Conversely, the motor housing of a ‘Totally Enclosed’ motor completely encloses the electrical package such that there is no free exchange of air from the ambient exterior environment into the motor housing. Additionally, motors having known ‘Totally Enclosed Fan Cooled’ motor architecture generally have no internal air circulation path for directly cooling the electrical package. Rather, the electrical packages of known totally enclosed motors are indirectly cooled by directing an air flow over and through heat exchanging vanes formed on the exterior of the motor housing.

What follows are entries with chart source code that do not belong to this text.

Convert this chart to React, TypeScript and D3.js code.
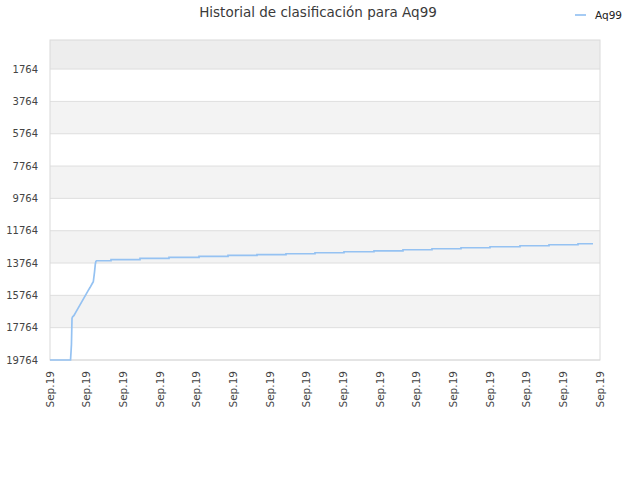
import { useEffect, useRef } from 'react';
import * as d3 from 'd3';

// time in "tick units" (0..15), rank values (lower is better)
// ramp: the early climb, drawn point to point
const rampTimes = [
  0, 0.56, 0.575, 0.585, 0.6, 0.614, 0.655, 0.709, 0.764, 0.818, 0.873, 0.927, 0.982,
  1.036, 1.091, 1.145, 1.181, 1.214, 1.236, 1.255,
];
const rampRanks = [
  19764, 19764, 19200, 18800, 17190, 17100, 17005, 16788, 16571, 16355, 16139, 15923,
  15706, 15490, 15281, 15064, 14922, 14322, 13827, 13622,
];
// steps: each value holds until the next time
const stepTimes = [
  1.255, 1.664, 2.455, 3.245, 4.064, 4.855, 5.645, 6.436, 7.227, 8.018, 8.836, 9.627,
  10.418, 11.209, 12.0, 12.818, 13.609, 14.4, 14.809,
];
const stepRanks = [
  13622, 13549, 13480, 13418, 13356, 13294, 13239, 13190, 13128, 13066, 13010, 12942,
  12880, 12818, 12757, 12695, 12633, 12571, 12571,
];
const yTicks = [1764, 3764, 5764, 7764, 9764, 11764, 13764, 15764, 17764, 19764];
const xTickLabels = Array.from({ length: 16 }, () => 'Sep.19');
const seriesName = 'Aq99';
const title = 'Historial de clasificación para Aq99';

const W = 640;
const H = 480;
const margin = { left: 50, right: 40, top: 40, bottom: 120 };
const font = 'DejaVu Sans, sans-serif';
const lineColor = '#95c2f2';

export default function App() {
  const svgRef = useRef<SVGSVGElement>(null);

  useEffect(() => {
    if (!svgRef.current) return;
    const svg = d3.select(svgRef.current);
    svg.selectAll('*').remove();

    const x = d3
      .scaleLinear()
      .domain([0, xTickLabels.length - 1])
      .range([margin.left, W - margin.right]);
    const y = d3
      .scaleLinear()
      .domain([-36, 19764])
      .range([margin.top, H - margin.bottom]);

    // ─── Bands ───────────────────────────────
    const bands = d3.pairs([-36, ...yTicks]);
    svg
      .append('g')
      .selectAll('rect')
      .data(bands)
      .join('rect')
      .attr('x', margin.left)
      .attr('width', W - margin.left - margin.right)
      .attr('y', (d) => y(d[0]))
      .attr('height', (d) => y(d[1]) - y(d[0]))
      .attr('fill', (d, i) => (i === 0 ? '#ededed' : i % 2 === 0 ? '#f3f3f3' : '#ffffff'));

    // ─── Grid ────────────────────────────────
    svg
      .append('g')
      .selectAll('line')
      .data(yTicks)
      .join('line')
      .attr('x1', margin.left)
      .attr('x2', W - margin.right)
      .attr('y1', (d) => y(d))
      .attr('y2', (d) => y(d))
      .attr('stroke', '#dedede')
      .attr('stroke-width', 1);

    // frame
    svg
      .append('rect')
      .attr('x', margin.left)
      .attr('y', margin.top)
      .attr('width', W - margin.left - margin.right)
      .attr('height', H - margin.top - margin.bottom)
      .attr('fill', 'none')
      .attr('stroke', '#dadada');

    // ─── Y labels ────────────────────────────
    svg
      .append('g')
      .selectAll('text')
      .data(yTicks)
      .join('text')
      .attr('x', margin.left - 12)
      .attr('y', (d) => y(d))
      .attr('dy', '0.35em')
      .attr('text-anchor', 'end')
      .attr('font-family', font)
      .attr('font-size', 10)
      .attr('fill', '#444')
      .text((d) => String(d));

    // ─── X labels ────────────────────────────
    svg
      .append('g')
      .selectAll('text')
      .data(xTickLabels)
      .join('text')
      .attr('transform', (d, i) => `translate(${x(i)},${H - margin.bottom + 11}) rotate(-90)`)
      .attr('dy', '0.35em')
      .attr('text-anchor', 'end')
      .attr('font-family', font)
      .attr('font-size', 10.5)
      .attr('fill', '#444')
      .text((d) => d);

    // ─── Line ────────────────────────────────
    const rampPts = rampTimes.map((t, i) => [t, rampRanks[i]] as [number, number]);
    const stepPts = stepTimes.map((t, i) => [t, stepRanks[i]] as [number, number]);
    const rampLine = d3
      .line<[number, number]>()
      .x((d) => x(d[0]))
      .y((d) => y(d[1]));
    const stepLine = d3
      .line<[number, number]>()
      .x((d) => x(d[0]))
      .y((d) => y(d[1]))
      .curve(d3.curveStepAfter);
    const lines = svg.append('g').attr('fill', 'none').attr('stroke', lineColor).attr('stroke-width', 1.7);
    lines.append('path').datum(rampPts).attr('d', rampLine);
    lines.append('path').datum(stepPts).attr('d', stepLine);

    // ─── Title ───────────────────────────────
    svg
      .append('text')
      .attr('x', 318)
      .attr('y', 17)
      .attr('text-anchor', 'middle')
      .attr('font-family', font)
      .attr('font-size', 13.5)
      .attr('fill', '#3a3a3a')
      .text(title);

    // ─── Legend ──────────────────────────────
    svg
      .append('line')
      .attr('x1', 575)
      .attr('x2', 586)
      .attr('y1', 15)
      .attr('y2', 15)
      .attr('stroke', lineColor)
      .attr('stroke-width', 1.7);
    svg
      .append('text')
      .attr('x', 595)
      .attr('y', 15)
      .attr('dy', '0.35em')
      .attr('font-family', font)
      .attr('font-size', 10.5)
      .attr('fill', '#222')
      .text(seriesName);
  }, []);

  return (
    <div style={{ position: 'fixed', left: 0, top: 0 }}>
      <svg ref={svgRef} width={W} height={H} style={{ display: 'block', background: '#fff' }} />
    </div>
  );
}
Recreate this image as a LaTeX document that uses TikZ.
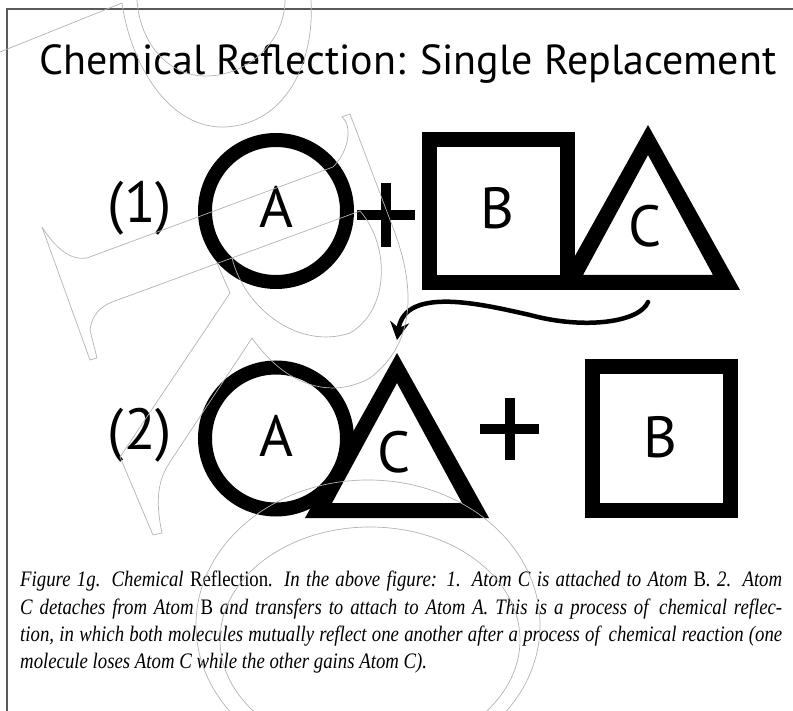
\documentclass[tikz,border=0pt]{standalone}
\usepackage{fontspec}
\setmainfont{Liberation Serif}
\newfontfamily\headfont{PT Sans}
\newfontfamily\capfont[FakeStretch=0.85]{Liberation Serif}
\usetikzlibrary{arrows.meta}
\tikzset{
  ring/.style={draw, circle, line width=14pt, minimum size=142pt, inner sep=0pt},
  atombox/.style={draw, rectangle, line width=15pt, minimum width=138pt, minimum height=143pt, inner sep=0pt},
  atomlabel/.style={font=\headfont\fontsize{58}{58}\selectfont, inner sep=0pt},
  plusbar/.style={line width=10pt},
  transfer/.style={-{Stealth[length=18pt,width=19pt]}, line width=4.5pt, line cap=round},
  wmark/.style={draw=black!30, line width=0.7pt},
  frameline/.style={draw=black!65, line width=2pt},
  atomtri/.pic={
    \fill[even odd rule] (-92,82.5) -- (0,-82.5) -- (92,82.5) -- cycle
                         (-65,67.5) -- (0,-52.5) -- (65,67.5) -- cycle;
    \coordinate (-apex) at (0,-82.5);
    \coordinate (-base) at (0,82.5);
  },
}

\begin{document}
\begin{tikzpicture}[x=1pt, y=-1pt]
\useasboundingbox (0,0) rectangle (793,711);
\draw[frameline] (7,711) -- (7,9) -- (793,9);

% title
\node[font=\headfont\fontsize{42}{42}\selectfont, anchor=base, inner sep=0pt] (title) at (408,75) {Chemical Reflection: Single Replacement};

% (1) A + BC
\node[atomlabel] (row1) at (140,208) {(1)};
\node[ring] (atomA1) at (276,211) {};
\node[atomlabel] (lblA1) at (276,207) {A};
\draw[plusbar] (357,215) -- (415,215) (386,183) -- (386,247);
\node[atombox] (atomB1) at (498.5,211) {};
\node[atomlabel] (lblB1) at (497,208) {B};
\pic (triC1) at (648,207.5) {atomtri};
\node[atomlabel] (lblC1) at (645,226) {C};

% (2) AC + B
\node[atomlabel] (row2) at (140,435) {(2)};
\node[ring] (atomA2) at (276,438.5) {};
\node[atomlabel] (lblA2) at (276,436) {A};
\pic (triC2) at (397,435.5) {atomtri};
\node[atomlabel] (lblC2) at (394,452) {C};
\draw[plusbar] (480,429) -- (539,429) (510,398) -- (510,460);
\node[atombox] (atomB2) at (661,438.5) {};
\node[atomlabel] (lblB2) at (660,437) {B};

% C moves over to A
\draw[transfer] ([yshift=-12pt]triC1-base) .. controls (640,322) and (585,330) .. (530,315)
  .. controls (485,305) and (405,285) .. ([yshift=13pt]triC2-apex);

% caption
\node[font=\capfont\itshape\fontsize{22.1}{27.3}\selectfont, align=left, anchor=north west, inner sep=0pt] (caption) at (20,571) {%
\makebox[762pt][s]{Figure 1g. Chemical \textup{Reflection}. In the above figure: 1. Atom C is attached to Atom \textup{B}. 2. Atom}\\
\makebox[762pt][s]{C detaches from Atom \textup{B} and transfers to attach to Atom A. This is a process of\, chemical reflec-}\\
\makebox[762pt][s]{tion, in which both molecules mutually reflect one another after a process of\, chemical reaction (one}\\
molecule loses Atom C while the other gains Atom C).};

% watermark
\begin{scope}
\clip (0,0) rectangle (793,711);
\draw[wmark] (0,52) -- (122,3) .. controls (130,60) and (165,125) .. (220,127)
  .. controls (280,128) and (315,70) .. (311,0);
\draw[wmark] (137,0) .. controls (140,45) and (170,77) .. (207,76)
  .. controls (250,75) and (285,40) .. (285,0);
\draw[wmark] (42,227) .. controls (60,255) and (75,260) .. (87,258) -- (333,167)
  .. controls (350,150) and (352,125) .. (342,117) -- (350,114) -- (395,233)
  .. controls (412,280) and (420,340) .. (370,378) .. controls (330,400) and (285,385) .. (252,338);
\draw[wmark] (42,227) -- (90,360) -- (97,358) -- (90,330) .. controls (92,315) and (100,307) .. (112,302)
  -- (360,211) .. controls (390,245) and (390,310) .. (350,333) .. controls (300,350) and (245,310) .. (232,258);
\draw[wmark] (217,263) -- (230,293) -- (120,457) -- (153,535) -- (162,533)
  .. controls (155,500) and (158,480) .. (170,462) -- (252,338);
\draw[wmark] (368,625) ellipse [x radius=172, y radius=145];
\draw[wmark] (370,640) ellipse [x radius=150, y radius=113];
\end{scope}
\end{tikzpicture}
\end{document}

Since the electrical packages of known ‘Totally Enclosed Fan Cooled’ motors are not directly cooled by air, the rotors and stators do not include radial vents, such as those of motors having the typical ‘Open’ motor architecture.
As is known in the art of motors, the efficiency, and power output, i.e., power density, of a motor is directly affected by the temperature of the motor, e.g., the temperature of the electrical package, during operation of the motor. That is, motors are thermally limited such that the amount of power output by a motor is a function of how well the heat can be removed from the electrical package. Generally, a motor will operate more efficiently, and produce more power at cooler temperatures than the same motor operated at higher temperatures. Typically, ‘Open’ motor architecture provides better cooling than ‘Totally Enclosed’ motor architecture. Hence, ‘Open’ motors generally operate more efficiently and have a higher power density than ‘Totally Enclosed’ motors of substantially the same size.
Generally, an ‘Open’ motor can have 30% to 40% greater power density than most ‘Totally Enclosed’ motors of the substantially the same size. However, the air intake openings in the motor housing, and the intake of air, of ‘Open’ motors can allow debris to abrade, foul, contaminate, corrode, and/or damage the respective electrical package, thereby diminishing the performance of the motor. Known ‘Totally Enclosed’ motors are not subject to such damage by debris, but their efficiency and power output are constrained by their limited cooling ability and increased operating temperature.